March 31, 2020

‘Unprecedented’ seems like an understatement, but there are few other words that seem to properly describe the events of the first quarter.  The year started off well enough, with the fourth quarter’s stock market momentum continuing through January and into February.  In fact, U.S. markets initially ignored the spread of the COVID-19 virus in China, registering all-time highs in mid-February.  When it became clear, however, that the virus would not be contained by national borders the market plummeted,  registering the quickest 20% contraction on record and the worst individual day of losses (March 12th) since the 1987 crash.  With the S&P 500 ultimately falling more than 30% from its all-time high on February 19th to its closing low on March 23rd, we have entered into the first “official” bear market since the financial crisis in 2008-2009. Even with a vigorous bounce off those March lows, the S&P remains in bear market territory.  We would note that the rapid pace of the market decline led to highly correlated, indiscriminate selling across equity markets.  During this tumultuous period, our Clients’ holdings of high quality, cash-rich secular and cyclical growth stocks held up much better than the S&P 500 and outperformed the Russell 1000 Growth from the February 19th peak to March 31st.

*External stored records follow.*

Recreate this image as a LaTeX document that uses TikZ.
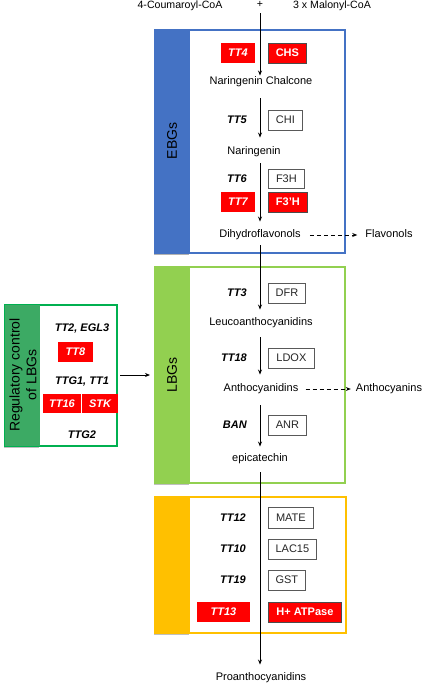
\documentclass[tikz,border=0pt]{standalone}
\usepackage{fontspec}
\setmainfont{Liberation Sans}
\usetikzlibrary{arrows.meta}
\newcommand\fsz[1]{\fontsize{#1}{#1}\selectfont}
\definecolor{ebgblue}{HTML}{4472C4}
\definecolor{lbggreen}{HTML}{92D050}
\definecolor{ylw}{HTML}{FFC000}
\definecolor{regborder}{HTML}{00B050}
\definecolor{regbar}{HTML}{3CAA64}
\definecolor{boxgray}{HTML}{595959}
\begin{document}
\begin{tikzpicture}[x=1pt,y=-1pt,
  txt/.style={font=\fsz{11}, inner sep=1pt, text height=8pt, text depth=2.5pt},
  toptxt/.style={font=\fsz{10.6}, inner sep=1pt, text height=7.5pt, text depth=2.2pt},
  gene/.style={font=\bfseries\itshape\fsz{11}, inner sep=1pt, anchor=east},
  regtxt/.style={font=\bfseries\itshape\fsz{11}, inner sep=1pt},
  redgene/.style={fill=red, text=white, font=\bfseries\itshape\fsz{11}, inner sep=0pt, minimum height=20pt},
  enz/.style={draw=boxgray, line width=0.8pt, fill=white, font=\fsz{11}, inner sep=0pt, minimum height=20pt, anchor=west, text=black!85},
  redenz/.style={draw=black!70, line width=0.8pt, fill=red, text=white, font=\bfseries\fsz{11}, inner sep=0pt, minimum height=20pt, anchor=west},
  grouplbl/.style={font=\fsz{14}, rotate=90, inner sep=0pt},
  arr/.style={-{Stealth[length=5pt,width=4pt]}, line width=0.8pt},
  darr/.style={-{Stealth[length=5pt,width=4pt]}, line width=0.8pt, dash pattern=on 4pt off 3pt}
]
\useasboundingbox (0,0) rectangle (423,685);

% ---------- group boxes ----------
\fill[gray!60] (153.5,31.5) rectangle (189,254.5);
\draw[ebgblue, line width=1.5pt, fill=white] (155,30) rectangle (345,253);
\fill[ebgblue] (155,30) rectangle (190,253);
\node[grouplbl] (ebg) at (172,141) {EBGs};

\fill[gray!50] (153.5,268.5) rectangle (189,484.5);
\draw[lbggreen, line width=1.5pt, fill=white] (155,267) rectangle (345,483);
\fill[lbggreen] (155,267) rectangle (190,483);
\node[grouplbl] (lbg) at (172,375) {LBGs};

\fill[gray!50] (153.5,498.5) rectangle (189,634.5);
\draw[ylw, line width=1.5pt, fill=white] (155,497) rectangle (346,633);
\fill[ylw] (155,497) rectangle (190,633);

\fill[gray!50] (3.5,306.5) rectangle (39,447.5);
\draw[regborder, line width=1.5pt, fill=white] (5,305) rectangle (117,446);
\fill[regbar] (5,305) rectangle (40,446);
\node[grouplbl, align=center, font=\fsz{14}\linespread{1.2}\selectfont] (reglbl) at (23,375) {Regulatory control\\of LBGs};
\coordinate (regE) at (117,375);
\coordinate (lbgW) at (155,375);

% ---------- top substrates ----------
\node[toptxt] (coum) at (180,6) {4-Coumaroyl-CoA};
\node[toptxt] (plus) at (260,5) {+};
\node[toptxt] (malo) at (332,6) {3 x Malonyl-CoA};

% ---------- pathway metabolites ----------
\node[txt] (chal) at (261,82) {Naringenin Chalcone};
\node[txt] (nar) at (254,152) {Naringenin};
\node[txt] (dhf) at (260,235) {Dihydroflavonols};
\node[txt] (flv) at (389,235) {Flavonols};
\node[txt] (leu) at (261,323) {Leucoanthocyanidins};
\node[txt] (ant) at (261,389) {Anthocyanidins};
\node[txt] (acy) at (389,389) {Anthocyanins};
\node[txt] (epi) at (260,459) {epicatechin};
\node[txt] (pro) at (261,678) {Proanthocyanidins};

% ---------- EBG genes / enzymes ----------
\node[redgene, minimum width=34pt] (tt4) at (238,53) {TT4};
\node[redenz, minimum width=38pt] (chs) at (268,53) {CHS};
\node[gene] (tt5) at (248,120) {TT5};
\node[enz, minimum width=34pt] (chi) at (268,120) {CHI};
\node[gene] (tt6) at (248,179) {TT6};
\node[enz, minimum width=36pt, minimum height=19pt] (f3h) at (268,178.5) {F3H};
\node[redgene, minimum width=34pt] (tt7) at (238,202) {TT7};
\node[redenz, minimum width=39pt] (f3ph) at (268,202) {F3'H};

% ---------- LBG genes / enzymes ----------
\node[gene] (tt3) at (248,293) {TT3};
\node[enz, minimum width=37pt] (dfr) at (268,293) {DFR};
\node[gene] (tt18) at (248,358) {TT18};
\node[enz, minimum width=46pt] (ldox) at (268,358) {LDOX};
\node[gene] (ban) at (248,425) {BAN};
\node[enz, minimum width=38pt] (anr) at (268,425) {ANR};

% ---------- transport genes ----------
\node[gene] (tt12) at (247,518) {TT12};
\node[enz, minimum width=45pt, minimum height=21pt] (mate) at (268,517.5) {MATE};
\node[gene] (tt10) at (247,549) {TT10};
\node[enz, minimum width=48pt] (lac) at (268,549) {LAC15};
\node[gene] (tt19) at (247,580) {TT19};
\node[enz, minimum width=37pt] (gst) at (268,580) {GST};
\node[redgene, minimum width=53pt] (tt13) at (223.5,612) {TT13};
\node[redenz, minimum width=73pt] (atp) at (268,612) {H+ ATPase};

% ---------- regulatory genes ----------
\node[regtxt] (tt2) at (82,329) {TT2, EGL3};
\node[redgene, minimum width=35pt] (tt8) at (75.5,352) {TT8};
\node[regtxt] (ttg1) at (82,382) {TTG1, TT1};
\node[redgene, minimum width=38pt, minimum height=19pt] (tt16) at (62,403.5) {TT16};
\node[redgene, minimum width=36pt, minimum height=19pt] (stk) at (100,403.5) {STK};
\node[regtxt] (ttg2) at (82,435) {TTG2};

% ---------- connectors ----------
\draw[arr, shorten <=2pt] (plus.south) -- (chal.north -| plus);
\draw[arr, shorten <=10pt, shorten >=8pt] (chal.south -| plus) -- (nar.north -| plus);
\draw[arr, shorten <=5pt, shorten >=7pt] (nar.south -| plus) -- (dhf.north -| plus);
\draw[arr, shorten <=4pt, shorten >=7pt] (dhf.south -| plus) -- (leu.north -| plus);
\draw[arr, shorten <=8pt, shorten >=8pt] (leu.south -| plus) -- (ant.north -| plus);
\draw[arr, shorten <=10pt, shorten >=6pt] (ant.south -| plus) -- (epi.north -| plus);
\draw[arr, shorten <=7pt, shorten >=7pt] (epi.south -| plus) -- (pro.north -| plus);

\draw[darr, shorten <=8pt, shorten >=7pt] (dhf.east) -- (flv.west);
\draw[darr, shorten <=6pt, shorten >=4pt] (ant.east) -- (acy.west);
\draw[arr, shorten <=3pt, shorten >=5pt] (regE) -- (lbgW);
\end{tikzpicture}
\end{document}
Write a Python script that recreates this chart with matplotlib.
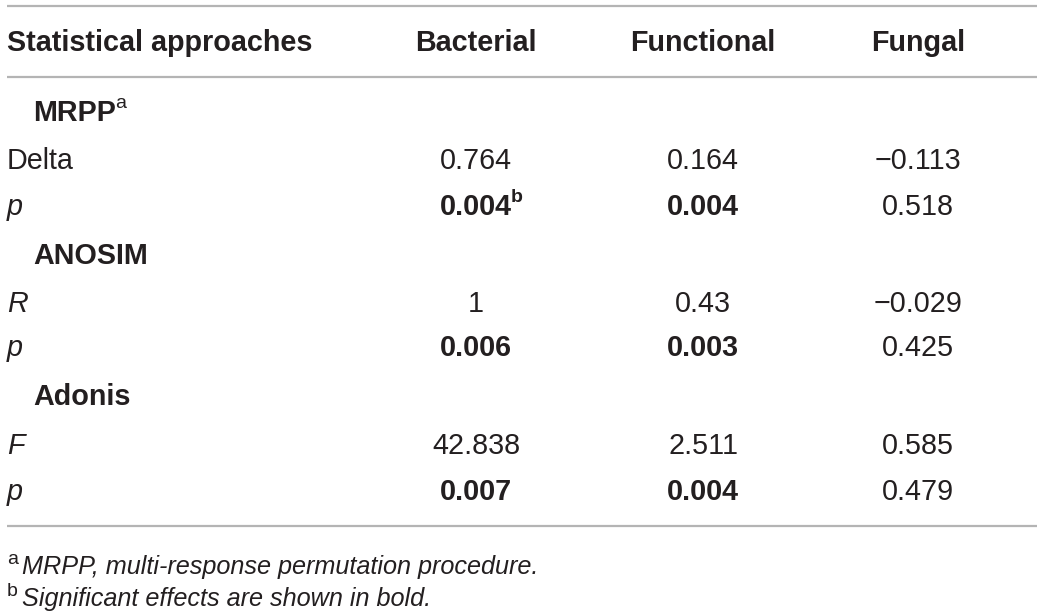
import matplotlib
matplotlib.use("Agg")
import matplotlib.pyplot as plt

# Table content
columns = ["Statistical approaches", "Bacterial", "Functional", "Fungal"]
sections = ["MRPP", "ANOSIM", "Adonis"]
section_notes = ["a", "", ""]
row_labels = [["Delta", "p"], ["R", "p"], ["F", "p"]]
row_italic = [[False, True], [True, True], [True, True]]
bacterial = [["0.764", "0.004"], ["1", "0.006"], ["42.838", "0.007"]]
functional = [["0.164", "0.004"], ["0.43", "0.003"], ["2.511", "0.004"]]
fungal = [["\u22120.113", "0.518"], ["\u22120.029", "0.425"], ["0.585", "0.479"]]
bold_rows = [False, True]          # p rows are significant for bacterial/functional
value_notes = {(0, 1, 0): "b"}     # superscript b on the first bacterial p
footnotes = [("a", "MRPP, multi-response permutation procedure."),
             ("b", "Significant effects are shown in bold.")]

W, H = 1041, 614
fig = plt.figure(figsize=(W / 100, H / 100), dpi=100)
ax = fig.add_axes([0, 0, 1, 1])
ax.set_xlim(0, W)
ax.set_ylim(H, 0)
ax.axis("off")

plt.rcParams["font.family"] = ["Liberation Sans", "DejaVu Sans"]
txt = "#231f20"
line_col = "#b4b4b4"
fs = 20.7
col_x = [7, 476, 703, 918]
renderer = fig.canvas.get_renderer()


def add_sup(t, s, size=14, dy=-9, weight="bold"):
    bb = t.get_window_extent(renderer=renderer)
    ax.text(bb.x1 - 1, t.get_position()[1] + dy, s, fontsize=size, color=txt,
            fontweight=weight, va="center", ha="left")


# rules
for y in [6, 77, 526]:
    ax.plot([7, 1037], [y, y], color=line_col, lw=1.6, solid_capstyle="butt")

# header
y_head = 43
for i, c in enumerate(columns):
    ax.text(col_x[i], y_head, c, fontsize=fs, fontweight="bold", color=txt,
            ha="left" if i == 0 else "center", va="center")

section_y = [113, 256, 397]
row_y = [[161, 207], [304, 348], [446, 492]]
cols_vals = [bacterial, functional, fungal]

for s, name in enumerate(sections):
    t = ax.text(33, section_y[s], name, fontsize=fs, fontweight="bold",
                color=txt, ha="left", va="center")
    if section_notes[s]:
        add_sup(t, section_notes[s], weight="normal")
    for r in range(2):
        y = row_y[s][r]
        ax.text(7, y, row_labels[s][r], fontsize=fs, color=txt, ha="left",
                va="center", style="italic" if row_italic[s][r] else "normal")
        for c in range(3):
            val = cols_vals[c][s][r]
            bold = bold_rows[r] and c < 2
            t = ax.text(col_x[c + 1], y, val, fontsize=fs, color=txt,
                        ha="center", va="center",
                        fontweight="bold" if bold else "normal")
            note = value_notes.get((s, r, c))
            if note:
                add_sup(t, note)

# footnotes
foot_y = [567, 599]
for (mark, text), y in zip(footnotes, foot_y):
    ax.text(7, y - 7, mark, fontsize=14, color=txt, ha="left", va="center")
    ax.text(22, y, text, fontsize=18.2, color=txt, ha="left", va="center",
            style="italic")

fig.savefig("out.png", dpi=100)
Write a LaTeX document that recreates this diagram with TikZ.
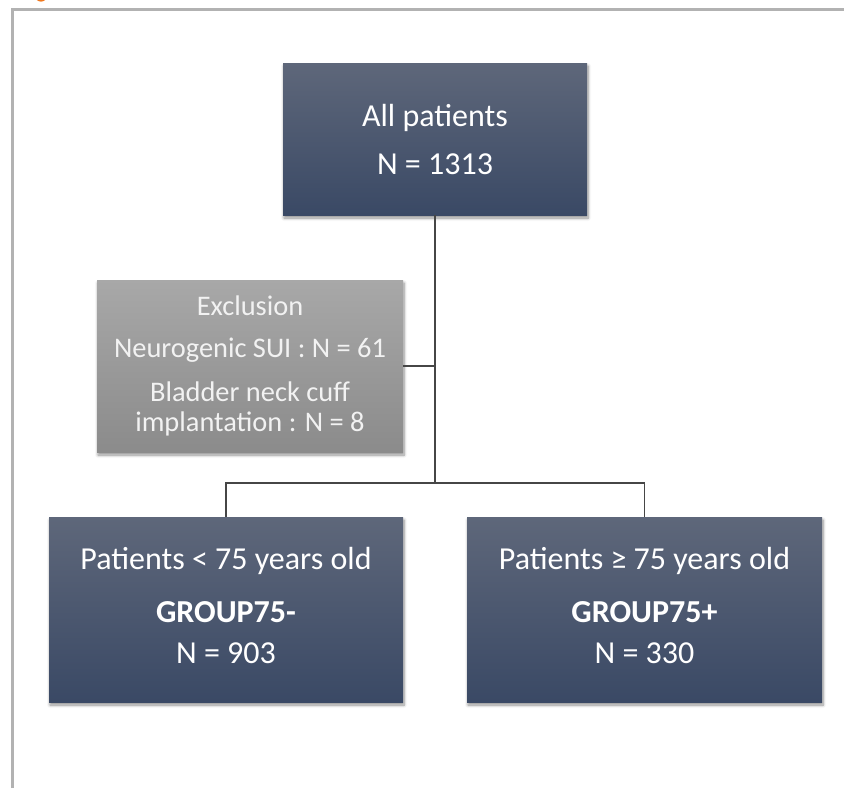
\documentclass[tikz,border=0pt]{standalone}
\usepackage{fontspec}
\setmainfont{Carlito}
\usetikzlibrary{shadows.blur}
\definecolor{navytop}{RGB}{94,103,122}
\definecolor{navybot}{RGB}{58,73,101}
\definecolor{greytop}{RGB}{168,168,168}
\definecolor{greybot}{RGB}{139,139,139}
\definecolor{framegray}{RGB}{178,178,178}
\definecolor{linegray}{RGB}{70,70,70}
\definecolor{figorange}{RGB}{240,120,30}
\tikzset{
  navybox/.style={rectangle, top color=navytop, bottom color=navybot, draw=none,
    text=white, align=center, inner sep=0pt,
    font=\fontsize{32}{38}\selectfont,
    blur shadow={shadow xshift=1pt, shadow yshift=-3pt, shadow blur steps=6, shadow blur radius=3pt, shadow opacity=45}},
  greybox/.style={rectangle, top color=greytop, bottom color=greybot, draw=none,
    text=white!95!black, align=center, inner sep=0pt,
    font=\fontsize{28.4}{30.5}\selectfont,
    blur shadow={shadow xshift=1pt, shadow yshift=-3pt, shadow blur steps=6, shadow blur radius=3pt, shadow opacity=45}},
  conn/.style={draw=linegray, line width=1.3pt}
}
\begin{document}
\begin{tikzpicture}[x=1pt,y=-1pt]
\useasboundingbox (0,0) rectangle (844,788);
% frame and cut-off title mark
\begin{scope}
  \clip (0,0) rectangle (844,2);
  \fill[figorange] (41,-4) ellipse (6 and 5.6);
\end{scope}
\draw[framegray, line width=3pt] (12,788) -- (12,9) -- (844,9);
% boxes
\node[navybox, minimum width=304pt, minimum height=152pt] (top) at (435,139)
  {All patients\\[10pt]N = 1313};
\node[greybox, minimum width=306pt, minimum height=172pt] (excl) at (250,366)
  {Exclusion\\[12pt]Neurogenic SUI : N = 61\\[13pt]Bladder neck cuff\\implantation : N = 8};
\node[navybox, minimum width=354pt, minimum height=185pt] (young) at (226,609.5)
  {Patients < 75 years old\\[15pt]\textbf{GROUP75-}\\[3pt]N = 903\rule[-8pt]{0pt}{8pt}};
\node[navybox, minimum width=355pt, minimum height=185pt] (old) at (644.5,609.5)
  {Patients ≥ 75 years old\\[15pt]\textbf{GROUP75+}\\[3pt]N = 330\rule[-8pt]{0pt}{8pt}};
% connectors
\coordinate (split) at (435,483);
\draw[conn] (top.south) -- (split);
\draw[conn] (excl.east) -- (excl.east -| top.south);
\draw[conn] (young.north) |- (split) -| (old.north);
\end{tikzpicture}
\end{document}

Seemingly as quickly as the virus overtook the United States, policy makers responded to buffer the economy.  What took months to accomplish during the financial crisis in 2008 was enacted in a matter of days and weeks this time.  The Federal Reserve said it would do whatever it takes to support the economy and financial markets and slashed the Fed Funds rate to 0%, announced unlimited quantitative easing and set up a number of facilities to support credit markets.  Meanwhile Congress worked quickly to pass a $2 trillion stimulus package known as the CARES Act (Coronavirus Aid, Relief and Economic Security) to support workers and businesses.

The social distancing actions taken to help corral the spread of the virus will take a substantial toll on the U.S. and global economy in the short run.  It is possible, if not probable, that economic indicators such as unemployment claims, the unemployment rate, retail sales, industrial production, etc., will hit readings that are more consistent with the Great Depression versus levels associated with any recession in our country since.  We expect a sharp plunge in economic activity, with second quarter real GDP (Gross Domestic Product) likely to decline in excess of 25%, before we set a path to recovery beginning in the second half of the year.   We currently see potential for a rebound to growth in 2021, fueled by pent up demand and extraordinary fiscal and monetary stimulus.

Global economies and markets have ultimately survived exogenous shocks like pandemics in the past and we believe this time will be no different.  That in no way is meant to minimize the human impact an event like this will ultimately have.  Importantly, the U.S. economy came into this exogenous shock on sound footing with few obvious imbalances.  Employment gains had been strong, the consumer and services side of the economy was experiencing solid rates of growth, and we had begun to see improvement in some areas of the economy – most notably housing and manufacturing – which had been somewhat lackluster.   Our banking system was also much stronger entering this recession as compared to the financial crisis.  The shape of the ensuing recovery may be a “U” or it could be a “V”.  If recent trends in China (such as traffic/congestion patterns, industrial production, coal consumption, property sales, etc.) are any indication, we should be on the path to recovery at some point by the summer months provided our efforts to slow the virus’s spread are successful in the coming weeks.

As for the stock market, volatility is likely to remain high in the near term.  For a sustainable market bottom to form, we believe investors will need to see a slowing in the rate of new COVID-19 cases, if not an outright peaking of the disease.  However, a bear market bottom is usually a process and this bear market isn’t even a month old with plenty of uncertainties and additional bad news likely still to come.  So we expect more short term rallies and difficult setbacks in the days and weeks ahead.  As the highly correlated, indiscriminate selling that marked the first phase of this bear market subsides, we believe that the higher quality stocks emphasized in our growth strategies will emerge as market leaders given their strong balance sheets and more resilient earnings growth.